Reproduce exactly, with no pictures, each line from the opening of the material down through the line containing "ax = fig.add_axes([0.181, 0.208, 0.524, 0.769])".

--- start of PROVIDED RECORDS ---

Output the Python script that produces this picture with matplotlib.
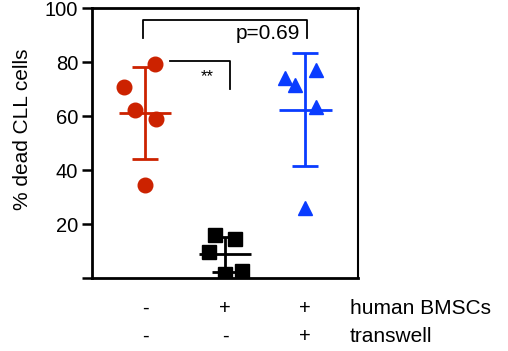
import matplotlib
matplotlib.use("Agg")
import matplotlib.pyplot as plt
import numpy as np

plt.rcParams["font.family"] = ["Liberation Sans", "DejaVu Sans"]

# data (% dead CLL cells)
ctrl = [70.7, 79.3, 62.2, 58.9, 34.4]
bmsc = [15.9, 14.3, 9.6, 1.5, 2.6]
transwell = [74.0, 71.5, 77.0, 63.3, 26.0]
groups = [ctrl, bmsc, transwell]
colors = ["#cc2200", "#000000", "#0a3cff"]
markers = ["o", "s", "^"]

yticks = [0, 20, 40, 60, 80, 100]
yticklabels = ["", "20", "40", "60", "80", "100"]
row_names = ["human BMSCs", "transwell"]
row_signs = [["-", "+", "+"], ["-", "-", "+"]]
p_label = "p=0.69"
star_label = "**"

# horizontal scatter of the points inside each column
jitter = [
    [-0.26, 0.125, -0.125, 0.14, 0.0],
    [-0.125, 0.13, -0.2, 0.0, 0.21],
    [-0.25, -0.125, 0.13, 0.13, 0.0],
]

fig = plt.figure(figsize=(5.08, 3.51), dpi=100)
ax = fig.add_axes([0.181, 0.208, 0.524, 0.769])

for i, vals in enumerate(groups):
    x0 = i + 1
    v = np.array(vals)
    m = v.mean()
    sd = v.std(ddof=1)
    ax.plot(x0 + np.array(jitter[i]), v, linestyle="none", marker=markers[i],
            color=colors[i], markersize=10.5, zorder=3)
    ax.vlines(x0, m - sd, m + sd, color=colors[i], lw=2, zorder=2)
    ax.hlines([m - sd, m + sd], x0 - 0.165, x0 + 0.165, color=colors[i], lw=2, zorder=2)
    ax.hlines(m, x0 - 0.33, x0 + 0.33, color=colors[i], lw=2, zorder=2)

# significance brackets
ax.plot([0.975, 0.975, 3.02, 3.02], [88.9, 95.6, 95.6, 88.9], color="black", lw=1.3)
ax.text(2.53, 90.5, p_label, ha="center", va="center", fontsize=15)
ax.plot([1.31, 2.06, 2.06], [80.4, 80.4, 70.0], color="black", lw=1.3)
ax.text(1.78, 74.5, star_label, ha="center", va="center", fontsize=12)

ax.set_xlim(0.3375, 3.6625)
ax.set_ylim(0, 100)
ax.set_xticks([])
ax.set_yticks(yticks)
ax.set_yticklabels(yticklabels, fontsize=14.5)
ax.tick_params(axis="y", direction="out", length=7, width=1.8, pad=3)
ax.set_ylabel("% dead CLL cells", fontsize=15)
ax.yaxis.set_label_coords(-0.225, 0.55)

for side in ["left", "bottom", "top"]:
    ax.spines[side].set_linewidth(2)
ax.spines["right"].set_linewidth(1.5)

# condition table under the axis
row_y = [0.122, 0.041]
for r in range(2):
    for i, s in enumerate(row_signs[r]):
        fx = (ax.transData.transform((i + 1, 0))[0]) / fig.bbox.width
        fig.text(fx, row_y[r], s, ha="center", va="center", fontsize=14.5)
    fig.text(0.689, row_y[r], row_names[r], ha="left", va="center", fontsize=15)

fig.savefig("out.png", dpi=100)
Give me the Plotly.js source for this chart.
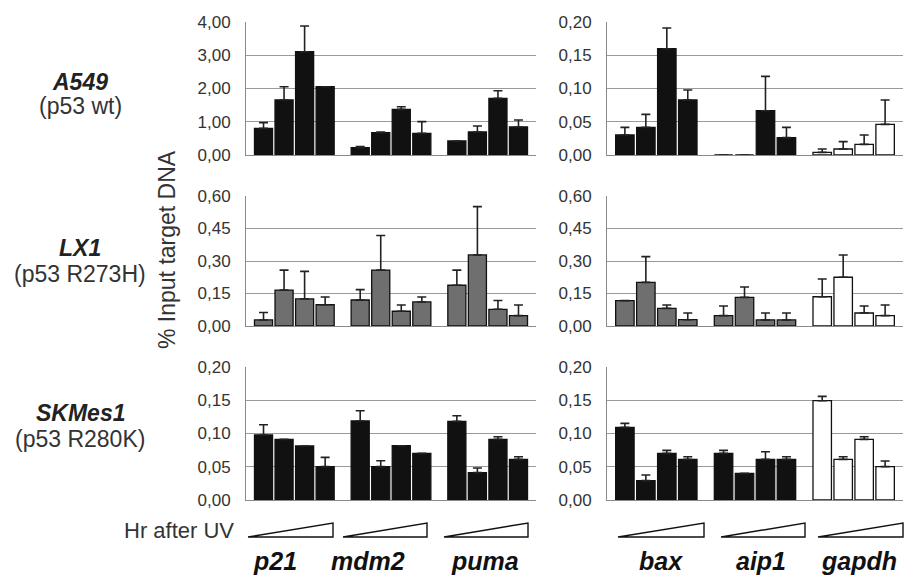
<!DOCTYPE html>
<html>
<head>
<meta charset="utf-8">
<script src="https://cdn.plot.ly/plotly-3.0.1.min.js"></script>
<style>html,body{margin:0;padding:0;background:#fff;}#chart{width:909px;height:580px;}</style>
</head>
<body>
<div id="chart"></div>
<script>
// ---- data ----
const genesLeft = ['p21', 'mdm2', 'puma'];
const genesRight = ['bax', 'aip1', 'gapdh'];
const cellLines = ['A549', 'LX1', 'SKMes1'];
const mutations = ['(p53 wt)', '(p53 R273H)', '(p53 R280K)'];
const timeLabels = ['t1', 't2', 't3', 't4'];

// values per gene: 4 time points after UV
const a549Left = [[0.80, 1.65, 3.10, 2.05], [0.22, 0.67, 1.37, 0.65], [0.42, 0.69, 1.70, 0.84]];
const a549LeftErr = [[0.17, 0.40, 0.77, null], [0.03, 0.02, 0.08, 0.35], [null, 0.18, 0.23, 0.21]];
const a549Right = [[0.030, 0.0415, 0.1595, 0.0825], [0, 0, 0.0665, 0.026], [0.004, 0.009, 0.016, 0.046]];
const a549RightErr = [[0.0115, 0.0195, 0.031, 0.015], [null, null, 0.0515, 0.0155], [0.005, 0.011, 0.014, 0.0365]];

const lx1Left = [[0.028, 0.166, 0.125, 0.098], [0.12, 0.258, 0.068, 0.111], [0.188, 0.328, 0.077, 0.048]];
const lx1LeftErr = [[0.034, 0.092, 0.127, 0.036], [0.048, 0.16, 0.029, 0.023], [0.07, 0.223, 0.041, 0.049]];
const lx1Right = [[0.117, 0.2015, 0.0815, 0.029], [0.048, 0.132, 0.028, 0.028], [0.135, 0.225, 0.06, 0.048]];
const lx1RightErr = [[null, 0.1185, 0.0155, 0.031], [0.044, 0.048, 0.032, 0.032], [0.082, 0.103, 0.032, 0.049]];

const skLeft = [[0.0975, 0.091, 0.081, 0.05], [0.1185, 0.05, 0.0815, 0.07], [0.118, 0.041, 0.091, 0.061]];
const skLeftErr = [[0.0155, null, null, 0.014], [0.0155, 0.009, null, null], [0.0085, 0.007, 0.004, 0.004]];
const skRight = [[0.109, 0.029, 0.07, 0.061], [0.07, 0.04, 0.061, 0.061], [0.149, 0.061, 0.091, 0.05]];
const skRightErr = [[0.006, 0.0085, 0.0045, 0.004], [0.0045, null, 0.0115, 0.004], [0.0065, 0.004, 0.004, 0.0085]];

const yMax = [[4, 0.2], [0.6, 0.6], [0.2, 0.2]];
const yStep = [[1, 0.05], [0.15, 0.15], [0.05, 0.05]];

// ---- styles ----
const BLACK = '#111111', GREY = '#6f6f6f', WHITE = '#ffffff';
const fills = [
  [[BLACK, BLACK, BLACK], [BLACK, BLACK, WHITE]],
  [[GREY, GREY, GREY], [GREY, GREY, WHITE]],
  [[BLACK, BLACK, BLACK], [BLACK, BLACK, WHITE]]
];
const panels = [
  [[a549Left, a549LeftErr], [a549Right, a549RightErr]],
  [[lx1Left, lx1LeftErr], [lx1Right, lx1RightErr]],
  [[skLeft, skLeftErr], [skRight, skRightErr]]
];

const W = 909, H = 580;
const colPx = [[246, 536], [607, 903]];
const rowPx = [[21.7, 155], [196, 326], [366.7, 500]];
const px = x => x / W, py = y => 1 - y / H;

const traces = [];
const layout = {
  width: W, height: H,
  margin: {l: 0, r: 0, t: 0, b: 0},
  paper_bgcolor: '#fff', plot_bgcolor: '#fff',
  showlegend: false,
  barmode: 'group', bargap: 0.15, bargroupgap: 0.12,
  separators: ',.',
  font: {family: 'Liberation Sans, Arial, sans-serif', color: '#222'},
  annotations: [], shapes: []
};

for (let r = 0; r < 3; r++) {
  for (let c = 0; c < 2; c++) {
    const idx = r * 2 + c + 1;
    const sfx = idx === 1 ? '' : String(idx);
    const genes = c === 0 ? genesLeft : genesRight;
    const [vals, errs] = panels[r][c];
    for (let t = 0; t < 4; t++) {
      traces.push({
        type: 'bar',
        x: genes,
        y: vals.map(g => g[t]),
        name: timeLabels[t],
        xaxis: 'x' + sfx, yaxis: 'y' + sfx,
        marker: {color: fills[r][c], line: {color: '#111', width: 1.3}},
        error_y: {type: 'data', symmetric: false, array: errs.map(g => g[t]), arrayminus: [0, 0, 0],
                  color: '#222', thickness: 1.6, width: 4.5},
        hoverinfo: 'skip'
      });
    }
    layout['xaxis' + sfx] = {
      domain: [px(colPx[c][0]), px(colPx[c][1])],
      anchor: 'y' + sfx, type: 'category',
      showticklabels: false, showgrid: false, zeroline: false,
      showline: true, linecolor: '#8a8a8a', linewidth: 1, ticks: '', fixedrange: true
    };
    layout['yaxis' + sfx] = {
      domain: [py(rowPx[r][1]), py(rowPx[r][0])],
      anchor: 'x' + sfx,
      range: [0, yMax[r][c]], dtick: yStep[r][c], tick0: 0,
      tickformat: '.2f',
      showgrid: true, gridcolor: '#9a9a9a', gridwidth: 1,
      zeroline: true, zerolinecolor: '#8a8a8a',
      showline: true, linecolor: '#8a8a8a', linewidth: 1,
      ticks: '', ticklabelstandoff: 11,
      tickfont: {size: 17, color: '#333'}, fixedrange: true
    };
  }
}

// row labels
const rowLabelY = [[82, 106], [248, 274], [413, 439]];
for (let r = 0; r < 3; r++) {
  layout.annotations.push({xref: 'paper', yref: 'paper', x: px(80), y: py(rowLabelY[r][0]),
    text: '<b><i>' + cellLines[r] + '</i></b>', showarrow: false, xanchor: 'center', yanchor: 'middle',
    font: {size: 23, color: '#222'}});
  layout.annotations.push({xref: 'paper', yref: 'paper', x: px(80), y: py(rowLabelY[r][1]),
    text: mutations[r], showarrow: false, xanchor: 'center', yanchor: 'middle',
    font: {size: 23, color: '#333'}});
}
// y title
layout.annotations.push({xref: 'paper', yref: 'paper', x: px(167), y: py(250),
  text: '% Input target DNA', textangle: -90, showarrow: false, xanchor: 'center', yanchor: 'middle',
  font: {size: 23, color: '#333'}});
// Hr after UV
layout.annotations.push({xref: 'paper', yref: 'paper', x: px(236), y: py(530),
  text: 'Hr after UV', showarrow: false, xanchor: 'right', yanchor: 'middle',
  font: {size: 22, color: '#333'}});
// gene labels
const geneLabelX = [275, 368, 485, 661, 761, 859];
const allGenes = genesLeft.concat(genesRight);
allGenes.forEach((g, i) => {
  layout.annotations.push({xref: 'paper', yref: 'paper', x: px(geneLabelX[i]), y: py(561),
    text: '<b><i>' + g + '</i></b>', showarrow: false, xanchor: 'center', yanchor: 'middle',
    font: {size: 25, color: '#111'}});
});
// wedges (time ramp)
const wedgeX = [[248, 333], [343, 427], [444, 528], [618, 704], [721, 805], [818, 903]];
wedgeX.forEach(([a, b]) => {
  layout.shapes.push({type: 'path', xref: 'paper', yref: 'paper',
    path: `M ${px(a)} ${py(537)} L ${px(b)} ${py(523)} L ${px(b)} ${py(537)} Z`,
    line: {color: '#111', width: 1.4}, fillcolor: 'rgba(0,0,0,0)'});
});

Plotly.newPlot('chart', traces, layout, {staticPlot: true, displayModeBar: false});
</script>
</body>
</html>
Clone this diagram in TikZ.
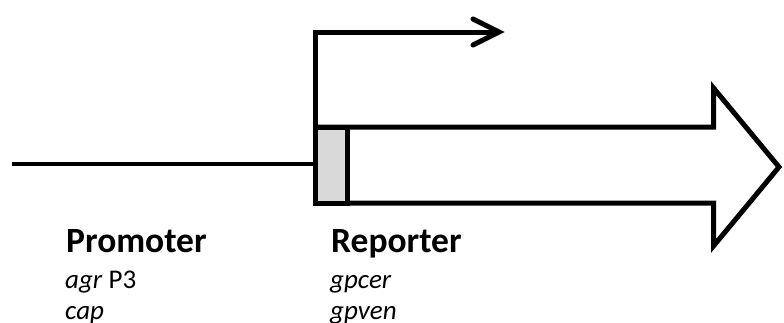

--- end of PROVIDED RECORDS ---

#### RESPONSE TO THIS EXERCISE:
Output the Python script that produces this picture with matplotlib.
import matplotlib
matplotlib.use("Agg")
import matplotlib.pyplot as plt
import numpy as np

plt.rcParams["font.family"] = ["Liberation Sans", "DejaVu Sans"]

# data (% dead CLL cells)
ctrl = [70.7, 79.3, 62.2, 58.9, 34.4]
bmsc = [15.9, 14.3, 9.6, 1.5, 2.6]
transwell = [74.0, 71.5, 77.0, 63.3, 26.0]
groups = [ctrl, bmsc, transwell]
colors = ["#cc2200", "#000000", "#0a3cff"]
markers = ["o", "s", "^"]

yticks = [0, 20, 40, 60, 80, 100]
yticklabels = ["", "20", "40", "60", "80", "100"]
row_names = ["human BMSCs", "transwell"]
row_signs = [["-", "+", "+"], ["-", "-", "+"]]
p_label = "p=0.69"
star_label = "**"

# horizontal scatter of the points inside each column
jitter = [
    [-0.26, 0.125, -0.125, 0.14, 0.0],
    [-0.125, 0.13, -0.2, 0.0, 0.21],
    [-0.25, -0.125, 0.13, 0.13, 0.0],
]

fig = plt.figure(figsize=(5.08, 3.51), dpi=100)
ax = fig.add_axes([0.181, 0.208, 0.524, 0.769])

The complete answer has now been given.